Organizing Bills & Receipts

A while back, I discussed my routine for meal planning and running errands.  This routine hasn’t changed all that much.  I still plan my meals; I still keep lists of things I want/need to buy; and I still keep a list of the places I need to go each week; I still use Wunderlist to organize my errand running.  (You can read my complete overview of Wunderlist here.)  However, all of these errands—as well as general everyday mail and random other items—create a lot of paper clutter.

How do I deal with it all?

First, in regards to mail, I sort items each day upon bringing it into the house.  Anything that is for my husband goes into a wire bin on the kitchen counter.  It’s up to him to process his own items.  More often that not, he leaves his mail in the bin.  Each week, when I clean the kitchen, I’ll throw out anything that is no longer relevant (things like supermarket circulars or outdated coupons, etc.).  I will also remove anything that belongs to my husband and put those items in his bin in the office.  Once that bin gets full, I make a point of letting him know, at which time he will (usually) go through his office bin and process everything.  It typically takes him the better part of an afternoon, but once it’s done, the bin is good to go until the next time it gets full.  The timeframe for this can vary, mostly depending on how long it takes my husband to sort through his stuff and/or how much stuff collects there.

Any mail that comes in for me, I try to deal with right away, throwing out or shredding items that I don’t need and filing those things that I do need.  However, there are those times when I don’t get a chance to deal with the mail right away.  I end up piling these items on the desk in the office until I can find the time to sort through them.

Here is what that process consists of:

Anything I cannot deal with right away gets piled up in the corner of my desk.

Once I have time, I pull out my planner and sort the main pile into like item piles—receipts go in one pile, bills in another, and other random things in another, depending on what’s there.

From there, I deal with items pile by pile.

For all bills, due dates get written in green in my planner on the day they are due.

Then, about a week prior to the due date, I write, “pay [bill]” in blue as a daily task item.

Then, the bill goes into my “To Pay” file.

(This file box, by the way, is a product of Thirty-One Gifts, as is the zippered pouch, which holds coupons for clothing and accessory stores.)

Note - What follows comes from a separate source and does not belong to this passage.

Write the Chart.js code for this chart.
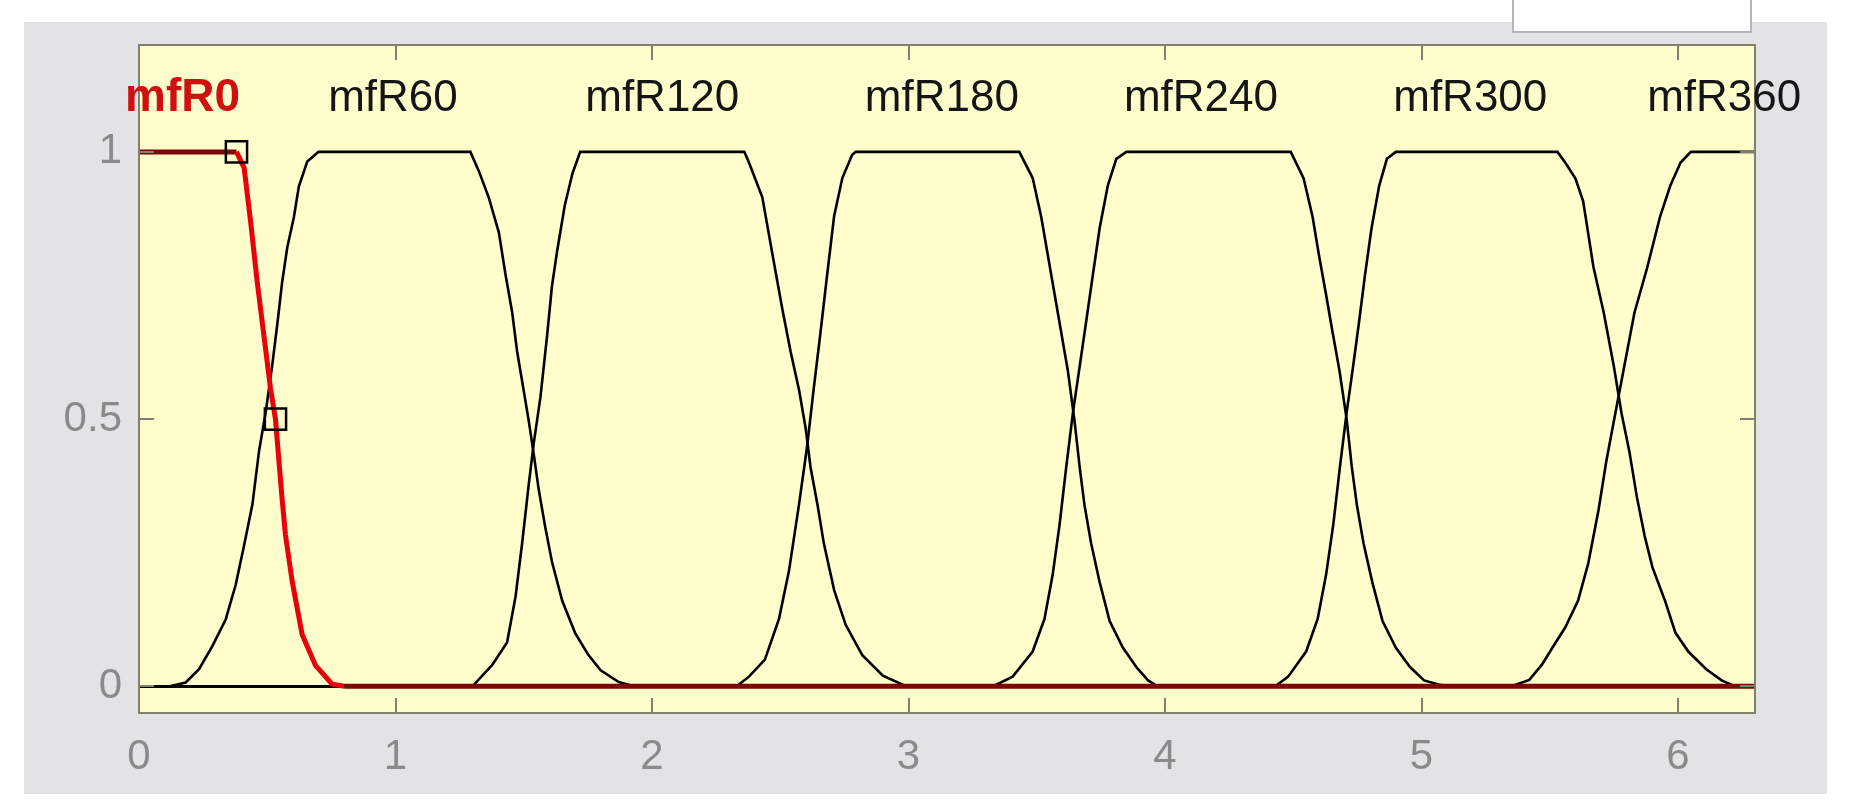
<!DOCTYPE html>
<html>
<head>
<meta charset="utf-8">
<title>mfR membership functions</title>
<script src="https://cdn.jsdelivr.net/npm/chart.js@4.4.1/dist/chart.umd.min.js"></script>
<style>
    html, body { margin: 0; padding: 0; background: #fff; }
    body { width: 1849px; height: 812px; position: relative; overflow: hidden; }
    .panel { position: absolute; left: 24px; top: 22px; width: 1803px; height: 772px; background: #e3e3e6; }
    .tab { position: absolute; left: 1512px; top: 0; width: 236px; height: 31px; background: #fff;
           border: 2px solid #b4b4b8; border-top: none; }
    #wrap { position: absolute; left: 0; top: 0; width: 1849px; height: 812px; }
</style>
</head>
<body>
<div class="panel"></div>
<div class="tab"></div>
<div id="wrap"><canvas id="mfPlot"></canvas></div>
<script>
// axis ticks
const xTicks = [0, 1, 2, 3, 4, 5, 6];
const yTicks = [0, 0.5, 1];
const yTickLabels = ['0', '0.5', '1'];

// membership function names + where their labels sit
const mfNames = ['mfR0', 'mfR60', 'mfR120', 'mfR180', 'mfR240', 'mfR300', 'mfR360'];
const labelX = [0.17, 0.99, 2.04, 3.13, 4.14, 5.19, 6.18];
const labelY = 1.1;

// curves
const mfR0X = [0, 0.38, 0.41, 0.435, 0.461, 0.487, 0.513, 0.532, 0.558, 0.571, 0.597, 0.636, 0.688, 0.753, 0.8, 6.3];
const mfR0Y = [1, 1, 0.97, 0.87, 0.756, 0.656, 0.556, 0.5, 0.35, 0.283, 0.197, 0.097, 0.039, 0.004, 0, 0];

const mfR60X = [0, 0.12, 0.182, 0.234, 0.286, 0.338, 0.377, 0.409, 0.442, 0.468, 0.494, 0.519, 0.539, 0.558, 0.578, 0.604, 0.623, 0.656, 0.70,
    1.292, 1.325, 1.364, 1.403, 1.429, 1.455, 1.474, 1.494, 1.519, 1.539, 1.558, 1.584, 1.61, 1.65, 1.70, 1.75, 1.80, 1.87, 1.93, 6.3];
const mfR60Y = [0, 0, 0.007, 0.032, 0.075, 0.125, 0.19, 0.262, 0.34, 0.44, 0.513, 0.599, 0.677, 0.756, 0.821, 0.878, 0.935, 0.982, 1,
    1, 0.964, 0.914, 0.849, 0.77, 0.699, 0.627, 0.57, 0.498, 0.434, 0.369, 0.297, 0.233, 0.16, 0.10, 0.06, 0.03, 0.008, 0, 0];

const mfR120X = [0, 1.30, 1.377, 1.435, 1.468, 1.494, 1.519, 1.539, 1.565, 1.591, 1.61, 1.63, 1.66, 1.69, 1.72,
    2.36, 2.378, 2.43, 2.47, 2.508, 2.54, 2.573, 2.599, 2.618, 2.645, 2.67, 2.71, 2.755, 2.82, 2.9, 2.99, 6.3];
const mfR120Y = [0, 0, 0.04, 0.082, 0.168, 0.269, 0.376, 0.455, 0.541, 0.656, 0.749, 0.814, 0.9, 0.96, 1,
    1, 0.98, 0.915, 0.807, 0.706, 0.627, 0.555, 0.483, 0.41, 0.34, 0.267, 0.18, 0.115, 0.058, 0.02, 0, 0];

const mfR180X = [0, 2.33, 2.378, 2.44, 2.495, 2.534, 2.573, 2.605, 2.63, 2.657, 2.683, 2.71, 2.742, 2.78, 2.794,
    3.432, 3.484, 3.517, 3.543, 3.569, 3.595, 3.621, 3.647, 3.667, 3.686, 3.712, 3.745, 3.784, 3.836, 3.888, 3.934, 3.97, 6.3];
const mfR180Y = [0, 0, 0.018, 0.05, 0.126, 0.216, 0.34, 0.45, 0.555, 0.663, 0.771, 0.88, 0.951, 0.994, 1,
    1, 0.951, 0.879, 0.807, 0.735, 0.663, 0.591, 0.497, 0.411, 0.339, 0.267, 0.195, 0.122, 0.072, 0.036, 0.011, 0, 0];

const mfR240X = [0, 3.33, 3.406, 3.484, 3.53, 3.562, 3.589, 3.615, 3.641, 3.667, 3.693, 3.719, 3.745, 3.777, 3.81, 3.849,
    4.49, 4.54, 4.575, 4.60, 4.627, 4.653, 4.68, 4.708, 4.728, 4.748, 4.774, 4.808, 4.848, 4.9, 4.955, 5.01, 5.07, 5.13, 6.3];
const mfR240Y = [0, 0, 0.018, 0.065, 0.126, 0.209, 0.303, 0.411, 0.512, 0.598, 0.684, 0.771, 0.857, 0.937, 0.987, 1,
    1, 0.951, 0.879, 0.807, 0.735, 0.663, 0.591, 0.5, 0.411, 0.339, 0.267, 0.195, 0.122, 0.072, 0.036, 0.011, 0.003, 0, 0];

const mfR300X = [0, 4.43, 4.48, 4.55, 4.595, 4.628, 4.656, 4.682, 4.708, 4.733, 4.757, 4.78, 4.805, 4.835, 4.865, 4.90,
    5.53, 5.56, 5.60, 5.63, 5.67, 5.71, 5.75, 5.78, 5.81, 5.84, 5.87, 5.90, 5.95, 5.99, 6.04, 6.11, 6.17, 6.22, 6.3];
const mfR300Y = [0, 0, 0.018, 0.065, 0.126, 0.209, 0.303, 0.411, 0.512, 0.598, 0.684, 0.771, 0.857, 0.937, 0.987, 1,
    1, 0.98, 0.95, 0.908, 0.785, 0.70, 0.598, 0.51, 0.44, 0.353, 0.281, 0.223, 0.159, 0.10, 0.065, 0.032, 0.011, 0, 0];

const mfR360X = [0, 5.35, 5.42, 5.47, 5.51, 5.56, 5.61, 5.65, 5.69, 5.72, 5.75, 5.79, 5.83, 5.88, 5.93, 5.97, 6.01, 6.05, 6.3];
const mfR360Y = [0, 0, 0.012, 0.041, 0.072, 0.11, 0.16, 0.23, 0.33, 0.42, 0.497, 0.598, 0.699, 0.784, 0.879, 0.937, 0.98, 1, 1];

// handles on the selected (red) curve
const handleX = [0.38, 0.532];
const handleY = [1, 0.5];

const FONT = '"Liberation Sans", Arial, sans-serif';
const AXIS_COLOR = '#80806e';

function toPoints(xs, ys) {
    return xs.map((x, i) => ({ x: x, y: ys[i] }));
}

function blackCurve(xs, ys) {
    return {
        data: toPoints(xs, ys),
        showLine: true,
        borderColor: '#000',
        borderWidth: 2.6,
        pointRadius: 0,
        order: 2
    };
}

// yellow plot area behind everything
const plotBackground = {
    id: 'plotBackground',
    beforeDraw(chart) {
        const { ctx, chartArea: a } = chart;
        ctx.save();
        ctx.fillStyle = '#fffdcb';
        ctx.fillRect(a.left, a.top, a.right - a.left, a.bottom - a.top);
        ctx.restore();
    }
};

// box, inward ticks and the mf labels
const plotFrame = {
    id: 'plotFrame',
    afterDraw(chart) {
        const { ctx, chartArea: a } = chart;
        const xs = chart.scales.x, ys = chart.scales.y;
        ctx.save();
        ctx.strokeStyle = AXIS_COLOR;
        ctx.lineWidth = 2;
        ctx.strokeRect(a.left, a.top, a.right - a.left, a.bottom - a.top);

        ctx.beginPath();
        xTicks.forEach(v => {
            const px = Math.round(xs.getPixelForValue(v));
            ctx.moveTo(px, a.top); ctx.lineTo(px, a.top + 15);
            ctx.moveTo(px, a.bottom); ctx.lineTo(px, a.bottom - 15);
        });
        yTicks.forEach(v => {
            const py = Math.round(ys.getPixelForValue(v));
            ctx.moveTo(a.left, py); ctx.lineTo(a.left + 15, py);
            ctx.moveTo(a.right, py); ctx.lineTo(a.right - 15, py);
        });
        ctx.stroke();

        ctx.textAlign = 'center';
        ctx.textBaseline = 'middle';
        mfNames.forEach((name, i) => {
            ctx.font = i === 0 ? 'bold 46px ' + FONT : '44px ' + FONT;
            ctx.fillStyle = i === 0 ? '#d01010' : '#151515';
            ctx.fillText(name, xs.getPixelForValue(labelX[i]), ys.getPixelForValue(labelY));
        });
        ctx.restore();
    }
};

const datasets = [
    {
        data: toPoints(handleX, handleY),
        showLine: false,
        pointStyle: 'rect',
        pointRadius: 15,
        pointBorderWidth: 2.5,
        pointBorderColor: '#000',
        pointBackgroundColor: 'rgba(0,0,0,0)',
        order: 0
    },
    {
        data: toPoints(mfR0X, mfR0Y),
        showLine: true,
        borderColor: '#e8000b',
        borderWidth: 5,
        pointRadius: 0,
        order: 1,
        segment: {
            // flat stretches come out darker red in the original
            borderColor: c => c.p0.parsed.y === c.p1.parsed.y ? '#7d0606' : undefined
        }
    },
    blackCurve(mfR60X, mfR60Y),
    blackCurve(mfR120X, mfR120Y),
    blackCurve(mfR180X, mfR180Y),
    blackCurve(mfR240X, mfR240Y),
    blackCurve(mfR300X, mfR300Y),
    blackCurve(mfR360X, mfR360Y)
];

new Chart(document.getElementById('mfPlot'), {
    type: 'scatter',
    data: { datasets: datasets },
    options: {
        responsive: true,
        maintainAspectRatio: false,
        animation: false,
        devicePixelRatio: 1,
        layout: { padding: { top: 45, right: 94, bottom: 0, left: 0 } },
        plugins: { legend: { display: false }, tooltip: { enabled: false } },
        scales: {
            x: {
                type: 'linear',
                min: 0,
                max: 6.3,
                afterBuildTicks: s => { s.ticks = xTicks.map(v => ({ value: v })); },
                afterFit: s => { s.height = 99; },
                grid: { display: false, drawTicks: false },
                border: { display: false },
                ticks: {
                    autoSkip: false,
                    maxRotation: 0,
                    padding: 19,
                    color: '#8a8a8a',
                    font: { family: FONT, size: 42 }
                }
            },
            y: {
                type: 'linear',
                min: -0.05,
                max: 1.2,
                afterBuildTicks: s => { s.ticks = yTicks.map(v => ({ value: v })); },
                afterFit: s => { s.width = 139; },
                grid: { display: false, drawTicks: false },
                border: { display: false },
                ticks: {
                    padding: 17,
                    color: '#8a8a8a',
                    font: { family: FONT, size: 42 },
                    callback: (value, i) => yTickLabels[i]
                }
            }
        }
    },
    plugins: [plotBackground, plotFrame]
});
</script>
</body>
</html>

When I get to the day that a bill needs to be paid, I do so, cross out the task and the due date a week later, make a notation of the date paid on the bill itself, and file the bill in the filing cabinet.  I keep those for a year.

As for receipts, I keep a log of how much I spend in a month so that I can keep tabs on how much I spend between my two credit cards.  I use credit cards for almost every purchase, including the grocery store, gas, and personal and household items.  I don’t use my debit card for anything except the ATM.  This helps me factor in routine spending (like groceries) with my “extra” spending (like clothes); it’s just another way to make sure that I don’t overspend.

After my Saturday errands, I gather all of my receipts together.  I input the amount from each receipts into a monthly tally to see how much I’ve spent in total.

Once I have jotted down the amount, I put the receipt into a corresponding envelope for the month.

I have different envelopes for different things: one for bank receipts, one for credit card #1, one for credit card #2, and one for cash spending for things that may need to be returned.  Once my credit card bill comes and is paid, I shred the corresponding receipts and remove the tracking sheets from my household binder.  (My tracking sheets are nothing more than Filofax notepaper that I had used—but not fully—for various notes.  Once I’m done working on a project, I will move any unused notepaper to the financial section of my household binder specifically for financially tracking.  I will continue to use sections of these sheets until all available space has been used.  This saves paper and the expense of buying more paper when not needed.)

That’s it—it’s nothing fancy, but it keeps me organized and keeps the paper clutter to a minimum.  Sometimes the hardest part is finding the time to sit down and sort it all.

*Note: I am in no way affiliated with Thirty-One Gifts or getting compensation from the company.


  1. Really enjoyed this post, I do the same as you until it gets to the planning how to pay the bills, you've given me inspiration to get a move on thanx very much.

    ps came here thro philofax weekly posts

    1. Welcome, and thanks for your comment! Philofaxy is great for finding new blogs!

      This system works well for me. It might be more jotting and moving things around in a given month than is necessary, but it helps me to keep bills organized. And I always know what needs to be paid vs. what has been paid. And any time there is an issue with something (as happened recently), I have all of the paperwork to back it up. Win, win!